The Credibility Problem

Richard DeKaser, Chief Economist
NationalCity.com/Economics

Suppose you wanted to build a home on an uninhabited island, but a hurricane could someday wipe you out. If the government had a clear rule that assistance would never be provided, you might abandon the project. The island would likely remain vacant and the government wouldn’t encourage risky, and potentially costly, behavior.


But if the government’s assistance policies were ambiguous, and you knew of homeowners bailed out by the government after natural disaster struck, you might go ahead. If you could persuade a bunch of friends to join you on the island with homes of their own, thereby increasing the odds of a government rescue, you’d be even more inclined to build. And in so doing, your very actions might increase the odds of government assistance.


For analyzing situations like this, Finn Kydland and Edward Prescott received the Nobel Prize in economics in early November 2004. Generally, they recognized that even wise and clear government polices may be challenged when circumstances change, especially if the rest of us understand how our behavior might force such changes.

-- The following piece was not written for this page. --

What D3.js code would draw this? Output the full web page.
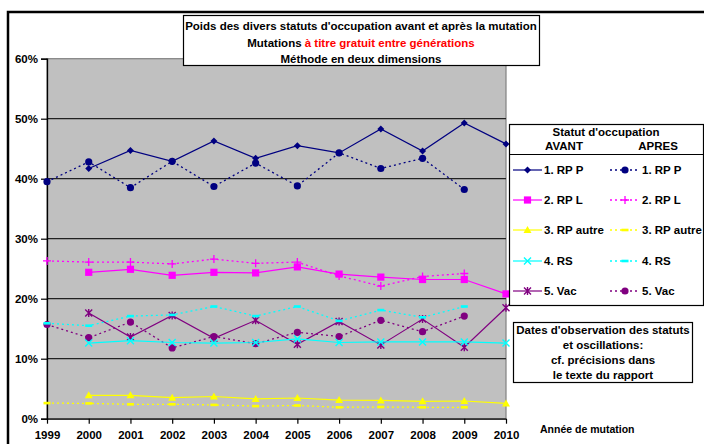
<!DOCTYPE html>
<html><head><meta charset="utf-8">
<script src="https://cdn.jsdelivr.net/npm/d3@7"></script>
<style>body{margin:0;background:#fff}svg{display:block;font-family:"Liberation Sans",Arial,sans-serif;font-weight:bold}</style>
</head><body><svg id="c" width="704" height="444"></svg>
<script>
const years = [1999,2000,2001,2002,2003,2004,2005,2006,2007,2008,2009,2010];
const yTicks = [0,10,20,30,40,50,60];
const seriesNames = ["1. RP P","2. RP L","3. RP autre","4. RS","5. Vac"];
const seriesColors = ["#000080","#FF00FF","#FFFF00","#00FFFF","#800080"];
// AVANT: 2000-2010 ; APRES: 1999-2009
const avantYears = [2000,2001,2002,2003,2004,2005,2006,2007,2008,2009,2010];
const apresYears = [1999,2000,2001,2002,2003,2004,2005,2006,2007,2008,2009];
const rpP_avant = [41.7,44.7,42.9,46.3,43.4,45.5,44.3,48.3,44.6,49.3,45.8];
const rpP_apres = [39.5,42.8,38.5,42.9,38.7,42.6,38.8,44.3,41.7,43.4,38.2];
const rpL_avant = [24.4,24.9,23.9,24.4,24.3,25.3,24.1,23.6,23.2,23.2,20.8];
const rpL_apres = [26.3,26.1,26.1,25.8,26.6,25.9,26.1,23.8,22.1,23.7,24.2];
const rpA_avant = [3.9,3.9,3.5,3.7,3.3,3.45,3.1,3.05,2.9,2.95,2.55];
const rpA_apres = [2.6,2.55,2.4,2.4,2.3,2.1,2.2,1.9,1.95,1.9,1.9];
const rs_avant = [12.6,13.0,12.7,12.6,12.7,13.3,12.7,12.8,12.8,12.8,12.6];
const rs_apres = [15.9,15.5,17.1,17.3,18.7,17.1,18.7,16.3,18.1,16.9,18.7];
const vac_avant = [17.6,13.6,17.2,13.4,16.4,12.4,16.2,12.3,16.6,11.9,18.5];
const vac_apres = [15.7,13.5,16.1,11.8,13.7,12.5,14.4,13.7,16.4,14.5,17.1];

const avantVals = [rpP_avant,rpL_avant,rpA_avant,rs_avant,vac_avant];
const apresVals = [rpP_apres,rpL_apres,rpA_apres,rs_apres,vac_apres];
const avantMarks = ["diamond","square","triangle","cross","star"];
const apresMarks = ["circle","plus","dash","dash","circle"];

const svg = d3.select("#c");
// outer frame
svg.append("rect").attr("x",8).attr("y",12).attr("width",720).attr("height",460)
  .attr("fill","#fff").attr("stroke","#000").attr("stroke-width",2.5);

const x = d3.scalePoint().domain(years).range([47,506]);
const y = d3.scaleLinear().domain([0,60]).range([418.7,58.7]);

svg.append("rect").attr("x",47).attr("y",y(60)).attr("width",506-47).attr("height",y(0)-y(60))
  .attr("fill","#C0C0C0").attr("stroke","#808080").attr("stroke-width",1.2);
// gridlines
svg.append("g").selectAll("line").data(yTicks.filter(t=>t>0&&t<60)).join("line")
  .attr("x1",47).attr("x2",506).attr("y1",d=>y(d)).attr("y2",d=>y(d))
  .attr("stroke","#222").attr("stroke-width",1.2);

// axes
const yAxis = svg.append("g").attr("transform","translate(47,0)")
  .call(d3.axisLeft(y).tickValues(yTicks).tickFormat(d=>d+"%").tickSize(6).tickPadding(3));
const xAxis = svg.append("g").attr("transform",`translate(0,${y(0)})`)
  .call(d3.axisBottom(x).tickSize(5).tickPadding(7));
[yAxis,xAxis].forEach(a=>{
  a.select(".domain").attr("stroke","#000").attr("stroke-width",1.3);
  a.selectAll(".tick line").attr("stroke","#000").attr("stroke-width",1.2);
  a.selectAll("text").attr("font-family","Liberation Sans, Arial").attr("font-weight","bold")
   .attr("font-size",11.5).attr("fill","#000");
});
xAxis.select(".domain").attr("d",`M47,0.5H506`);

function marker(g, type, cx, cy, color, s) {
  s = s || 1;
  if (type==="diamond") g.append("path").attr("d",`M${cx},${cy-3.5*s}L${cx+3.5*s},${cy}L${cx},${cy+3.5*s}L${cx-3.5*s},${cy}Z`).attr("fill",color);
  else if (type==="circle") g.append("circle").attr("cx",cx).attr("cy",cy).attr("r",3.6*s).attr("fill",color);
  else if (type==="square") g.append("rect").attr("x",cx-3.6*s).attr("y",cy-3.6*s).attr("width",7.2*s).attr("height",7.2*s).attr("fill",color);
  else if (type==="triangle") g.append("path").attr("d",`M${cx},${cy-4*s}L${cx+4*s},${cy+3*s}L${cx-4*s},${cy+3*s}Z`).attr("fill",color);
  else if (type==="plus") g.append("path").attr("d",`M${cx-4*s},${cy}H${cx+4*s}M${cx},${cy-4*s}V${cy+4*s}`).attr("stroke",color).attr("stroke-width",1.3);
  else if (type==="dash") g.append("rect").attr("x",cx-3.5*s).attr("y",cy-1.3).attr("width",7*s).attr("height",2.6).attr("fill",color);
  else if (type==="cross") g.append("path").attr("d",`M${cx-3.5*s},${cy-3.5*s}L${cx+3.5*s},${cy+3.5*s}M${cx+3.5*s},${cy-3.5*s}L${cx-3.5*s},${cy+3.5*s}`).attr("stroke",color).attr("stroke-width",1.4);
  else if (type==="star") g.append("path").attr("d",`M${cx-3.5*s},${cy-3.5*s}L${cx+3.5*s},${cy+3.5*s}M${cx+3.5*s},${cy-3.5*s}L${cx-3.5*s},${cy+3.5*s}M${cx},${cy-4*s}V${cy+4*s}`).attr("stroke",color).attr("stroke-width",1.4);
}

const line = d3.line().x(d=>x(d[0])).y(d=>y(d[1]));
const plot = svg.append("g");
// draw order: back to front roughly
[4,3,2,1,0].forEach(i=>{
  const col = seriesColors[i];
  const ap = apresYears.map((yr,k)=>[yr,apresVals[i][k]]);
  const av = avantYears.map((yr,k)=>[yr,avantVals[i][k]]);
  plot.append("path").datum(ap).attr("d",line).attr("fill","none").attr("stroke",col)
    .attr("stroke-width",1.3).attr("stroke-dasharray","2,3");
  plot.append("path").datum(av).attr("d",line).attr("fill","none").attr("stroke",col)
    .attr("stroke-width",1.2);
  ap.forEach(d=>marker(plot,apresMarks[i],x(d[0]),y(d[1]),col));
  av.forEach(d=>marker(plot,avantMarks[i],x(d[0]),y(d[1]),col));
});

// title box
svg.append("rect").attr("x",183.5).attr("y",15.5).attr("width",356).attr("height",50)
  .attr("fill","#fff").attr("stroke","#000").attr("stroke-width",1.2);
const tt = svg.append("g").attr("font-size",11.5).attr("text-anchor","middle").attr("fill","#000");
tt.append("text").attr("x",361).attr("y",30).text("Poids des divers statuts d'occupation avant et après la mutation");
const t2 = tt.append("text").attr("x",361).attr("y",47);
t2.append("tspan").text("Mutations ");
t2.append("tspan").attr("fill","#FF0000").text("à titre gratuit entre générations");
tt.append("text").attr("x",361).attr("y",63).text("Méthode en deux dimensions");

// legend
svg.append("rect").attr("x",509.5).attr("y",124.5).attr("width",194).attr("height",181)
  .attr("fill","#fff").attr("stroke","#000").attr("stroke-width",1.2);
svg.append("line").attr("x1",509.5).attr("x2",703.5).attr("y1",154.5).attr("y2",154.5).attr("stroke","#000").attr("stroke-width",1.2);
const lg = svg.append("g").attr("font-size",11.5).attr("fill","#000");
lg.append("text").attr("x",606).attr("y",136).attr("text-anchor","middle").text("Statut d'occupation");
lg.append("text").attr("x",564).attr("y",150).attr("text-anchor","middle").text("AVANT");
lg.append("text").attr("x",658).attr("y",150).attr("text-anchor","middle").text("APRES");
const rowY = [170,200,230,261,291];
seriesNames.forEach((nm,i)=>{
  const col = seriesColors[i], ry = rowY[i];
  lg.append("line").attr("x1",513).attr("x2",542).attr("y1",ry).attr("y2",ry).attr("stroke",col).attr("stroke-width",2).attr("stroke-opacity",0.6);
  marker(lg,avantMarks[i],527.5,ry,col);
  lg.append("text").attr("x",544).attr("y",ry+4).text(nm);
  lg.append("line").attr("x1",610).attr("x2",640).attr("y1",ry).attr("y2",ry).attr("stroke",col).attr("stroke-width",1.3).attr("stroke-dasharray","2,3");
  marker(lg,apresMarks[i],625,ry,col);
  lg.append("text").attr("x",642).attr("y",ry+4).text(nm);
});

// note box
svg.append("rect").attr("x",513.5).attr("y",322.5).attr("width",179).attr("height",60)
  .attr("fill","#fff").attr("stroke","#000").attr("stroke-width",1.2);
const nt = svg.append("g").attr("font-size",11.5).attr("text-anchor","middle").attr("fill","#000");
["Dates d'observation des statuts","et oscillations:","cf. précisions dans","le texte du rapport"]
  .forEach((s,k)=>nt.append("text").attr("x",603).attr("y",334+k*15).text(s));

svg.append("text").attr("x",540).attr("y",433).attr("font-size",10.5).attr("fill","#000").text("Année de mutation");
</script></body></html>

The true power in their work, however, is the solution to this “credibility problem,” as it’s come to be known. Because even wise and forward-thinking government policy Makers cannot anticipate the behaviors of others, or all future circumstances, everyone tends to be better off when the government emphasizes fixed rules over flexible policy discretion.
This solution is most evident in monetary policy, where central banks have adopted inflation targeting as their simple rule. In the U.S., for example, persistent inflation over 3% is surely met with rising interest rates until enough economic slack reduces price


pressures. The opposite happens when inflation dips toward 1%, or lower. The beauty of this approach is that a clear articulation of the simple rule---backed up with consistent and credible policy actions---actually promotes the desired outcome.


Fiscal policy once had a simple rule, too. Between 1990 and 2002 there was a pay-as-you-go (PAYGO) rule that required new spending programs to be financed with specific revenue increases (e.g. taxes). Conversely, tax cuts had to be matched with spending reductions. Lobbyists knew that pushing for new spending programs or tax cuts would provoke countervailing pressures, so they largely gave up.


Alas, the demise of PAYGO has given way to unrestrained spending increases and tax cuts over the past few years. Given this lack of discipline, don’t you think there ought to be a RULE?